Northern Wilds Magazine
Along the Shore

The Arrowhead 135 ultra-marathon

International FallsThe Arrowhead 135 is often listed among the toughest endurance races in the world. This human-powered ultra-marathon covers 135 miles along the Arrowhead State Trail from International Falls to Tower.

Competitors can choose to compete in three different categories: bike, foot or ski. Racers must carry a long list of survival gear, including camp stoves and sleeping bags. There are only three checkpoints along the way where racers can stop to warm up. They can’t accept aid from anybody but other competitors and volunteers at the checkpoints. The race is capped at 150 athletes and already full for this year’s race. You can’t just sign up, though. You have to finish a qualifying race to prove you’re up to it. The 13th edition of this race takes place from
Jan. 30-Feb. 1.

Ken and Jackie Krueger are the race directors. Ken Kreuger described what’s new for this year’s race.

Racers proudly finish last year’s 135-mile race in the bitter cold. | SUBMITTED

“One of the things that makes the Arrowhead Ultra 135 so hard is there is very little support offered for racers,” said Krueger. “There are three checkpoints where you can get help; one of the checkpoints offers only water. The biggest change for the 2017 Arrowhead is that we are offering a totally unsupported option, for which 40 racers have signed up. These racers will not get food, water, or the chance to warm up for the duration of the race.”

It seems the race wasn’t quite tough enough.

Krueger is a seven-time finisher of the race himself and noted another new part of this year’s race. Kicksleds (think dogsled without the dogs) have increased in popularity in recent years.

“Starting this year, kicksleds will be in a separate division,” Krueger said. “They will continue to count as a “foot” finish.”

Anne Flueckiger of Duluth has volunteered at race checkpoints and raced. She didn’t finish her one attempt on skis due to fatigue, but still had good things to say. Flueckiger’s favorite parts of the race was “the beauty of the woods in winter. Meeting people from all over. Just skiing for hours and hours.” For her, the toughest part of the race was lack of sleep.

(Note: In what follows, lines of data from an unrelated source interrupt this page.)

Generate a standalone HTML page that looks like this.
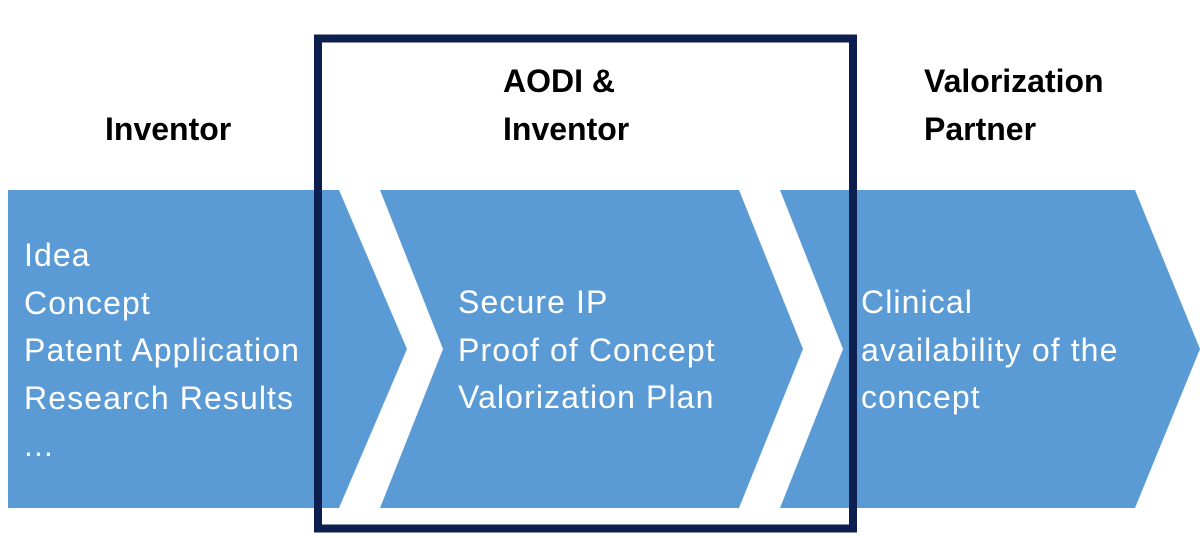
<!DOCTYPE html>
<html><head><style>
html,body{margin:0;padding:0;background:#fff;}
body{width:1200px;height:538px;position:relative;overflow:hidden;font-family:"Liberation Sans",sans-serif;}
.h{position:absolute;font-weight:bold;font-size:32px;color:#000;line-height:48px;white-space:nowrap;}
.t{position:absolute;color:#fff;font-size:32px;letter-spacing:1.1px;line-height:47.5px;white-space:nowrap;}
</style></head><body>
<svg width="1200" height="538" style="position:absolute;left:0;top:0">
<polygon points="8,190 339,190 407,349 339,508 8,508" fill="#5b9bd5"/>
<polygon points="380,190 739,190 803,349 739,508 380,508 443,349" fill="#5b9bd5"/>
<polygon points="780,190 1135,190 1200,349 1135,508 780,508 843,349" fill="#5b9bd5"/>
<rect x="318" y="38.5" width="535" height="490" fill="none" stroke="#0c1f4e" stroke-width="8"/>
</svg>
<div class="h" style="left:105px;top:105px">Inventor</div>
<div class="h" style="left:503px;top:57px">AODI &amp;<br>Inventor</div>
<div class="h" style="left:924px;top:57px">Valorization<br>Partner</div>
<div class="t" style="left:24px;top:232px">Idea<br>Concept<br>Patent Application<br>Research Results<br>...</div>
<div class="t" style="left:458px;top:279px">Secure IP<br>Proof of Concept<br>Valorization Plan</div>
<div class="t" style="left:861px;top:279px">Clinical<br>availability of the<br>concept</div>
</body></html>
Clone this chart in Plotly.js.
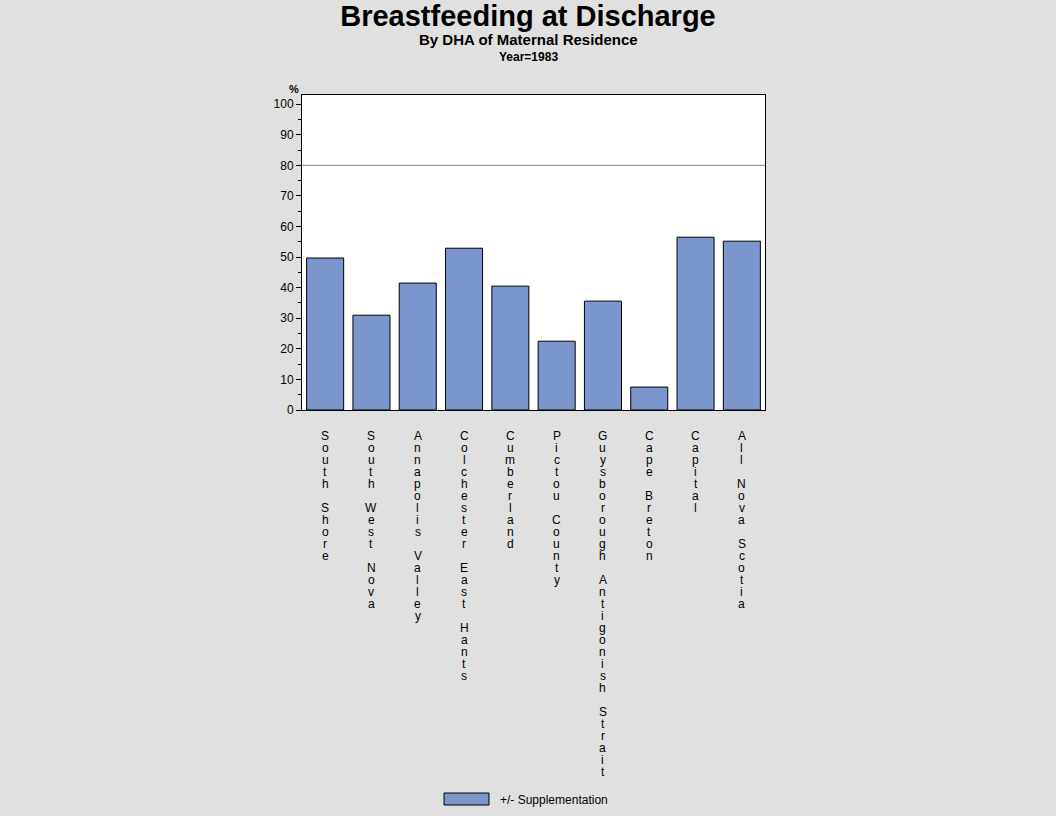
<!DOCTYPE html>
<html>
<head>
<meta charset="utf-8">
<script src="https://cdn.plot.ly/plotly-3.0.1.min.js"></script>
<style>
  body { margin: 0; background: #E0E0E0; }
  #myDiv { width: 1056px; height: 816px; }
</style>
</head>
<body>
<div id="myDiv"></div>
<script>
var districts = ['South Shore', 'South West Nova', 'Annapolis Valley', 'Colchester East Hants',
  'Cumberland', 'Pictou County', 'Guysborough Antigonish Strait', 'Cape Breton', 'Capital', 'All Nova Scotia'];
var pctBreastfed = [49.7, 31.0, 41.5, 52.9, 40.5, 22.5, 35.6, 7.5, 56.5, 55.2];
var seriesName = '+/- Supplementation';
var targetLine = 80;

var font = 'Liberation Sans, Arial, sans-serif';

var trace1 = {
  x: districts,
  y: pctBreastfed,
  name: seriesName,
  type: 'bar',
  marker: { color: '#7B96CD', line: { color: 'black', width: 1 } },
  hoverinfo: 'x+y'
};

// stacked one-letter-per-line labels under each bar
var annotations = [];
districts.forEach(function (d) {
  d.split('').forEach(function (ch, i) {
    if (ch === ' ') return;
    annotations.push({
      x: d, xref: 'x', y: 0, yref: 'paper',
      yshift: -26 - i * 12, yanchor: 'middle',
      text: ch, showarrow: false,
      font: { family: font, size: 12, color: 'black' }
    });
  });
});

var cx = (528 - 302) / 463; // page centre in plot-paper units

annotations.push(
  { x: cx, xref: 'paper', y: 1 + 55 / 315, yref: 'paper', yanchor: 'middle',
    text: '<b>By DHA of Maternal Residence</b>',
    showarrow: false, font: { family: font, size: 15, color: 'black' } },
  { x: cx, xref: 'paper', y: 1 + 38 / 315, yref: 'paper', yanchor: 'middle',
    text: '<b>Year=1983</b>',
    showarrow: false, font: { family: font, size: 12, color: 'black' } },
  { x: -15 / 463, xref: 'paper', y: 1 + 6 / 315, yref: 'paper', yanchor: 'middle',
    text: '<b>%</b>',
    showarrow: false, font: { family: font, size: 11, color: 'black' } },
  { x: 196 / 463, xref: 'paper', xanchor: 'left', y: -390 / 315, yref: 'paper', yanchor: 'middle',
    text: seriesName,
    showarrow: false, font: { family: font, size: 12, color: 'black' } }
);

var layout = {
  width: 1056,
  height: 816,
  paper_bgcolor: '#E0E0E0',
  plot_bgcolor: 'white',
  margin: { l: 302, r: 291, t: 95, b: 406 },
  showlegend: false,
  bargap: 0.2,
  title: {
    text: '<b>Breastfeeding at Discharge</b>',
    x: 0.5, xanchor: 'center', y: 1 - 16 / 816, yanchor: 'middle',
    font: { family: font, size: 29, color: 'black' }
  },
  xaxis: {
    range: [-0.5, 9.5],
    showticklabels: false,
    ticks: '',
    showline: true, linecolor: 'black', linewidth: 1, mirror: true,
    showgrid: false, zeroline: false
  },
  yaxis: {
    range: [0, 103],
    tickvals: [0, 10, 20, 30, 40, 50, 60, 70, 80, 90, 100],
    ticks: 'outside', ticklen: 5, tickcolor: 'black',
    minor: { tickvals: [5, 15, 25, 35, 45, 55, 65, 75, 85, 95], ticks: 'outside', ticklen: 3, tickcolor: 'black' },
    tickfont: { family: font, size: 12, color: 'black' },
    showline: true, linecolor: 'black', linewidth: 1, mirror: true,
    showgrid: false, zeroline: false
  },
  shapes: [
    { type: 'line', xref: 'paper', x0: 0, x1: 1, yref: 'y', y0: targetLine, y1: targetLine,
      line: { color: '#808080', width: 1 } },
    { type: 'rect', xref: 'paper', x0: 142 / 463, x1: 187 / 463, yref: 'paper', y0: -395 / 315, y1: -383 / 315,
      fillcolor: '#7B96CD', line: { color: 'black', width: 1 } }
  ],
  annotations: annotations
};

Plotly.newPlot('myDiv', [trace1], layout, { displayModeBar: false });
</script>
</body>
</html>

Leah Gruhn of Duluth has started the Arrowhead six times (five bike, one ski) and finished four times (all bike). This veteran had a lot to say about her races. Tendonitis forced her to withdraw in 2011. Deep snow in 2013 forced her to push her bike instead of ride it, leading to a DNF (did not finish).

“While a DNF is exceptionally frustrating, it is always a fantastic learning opportunity. It gnaws on you, perhaps eternally,” said Gruhn.

Gruhn had advice for the rookies:

• Test all of your gear/food/bike/etc., no matter how seemingly minor.

• Take every opportunity possible to learn. Don’t stop gathering info.

• For everything, have a Plan A. Have a Plan B. Think through it all ahead of time so that you’re prepared.

• Don’t carry too much stuff, as the extras will weigh you down and slow you down. Knowing what to leave behind takes experience.

The way the race punishes people seems to draw them back for more. Tony Stensland of Duluth will race on foot this year. Last year, in the bike category, he withdrew halfway through the race. He’s raced many different events over the years but says, “The Arrowhead 135 is unlike any of them.”

“I got my butt kicked. Still, I loved it and despite pushing my bike probably at least half of my ride, I was still enjoying it,” said Stensland; a typical Arrowhead 135 athlete attitude.

Patrick Susnik of Duluth is another example of someone who keeps coming back for more. He DNF’d three times in the foot division before finally finishing on the fourth try.

“Guess I had to please the Arrowhead gods first,” Susnik said. His advice to rookie racers: “Train! A lot! You need to get yourself in those uncomfortable places and suffer. I love the training as much as the race.”

There was a common theme among the racers about the best part of the ultramarathon. Everybody mentioned the people: their fellow racers, the volunteers and the race directors. They also praised the challenge of 135 winter miles.

“The coolest thing ever is to take an impossible task and actually do it,” said Gruhn.

Stensland commented on “the great sense of adventure that comes with it.” He said, “It’s so unlike any other event that I’ve ever done and probably the closest I will ever come to a true wilderness adventure. Arrowhead is a great opportunity to tap into the explorer in a person. Most of us don’t get to have that sense in our modern lives…”

A line in the Arrowhead 135 race rules sums it all up: Arrowhead is about you, the wilderness, your inner dogged spirit and self-sufficiency.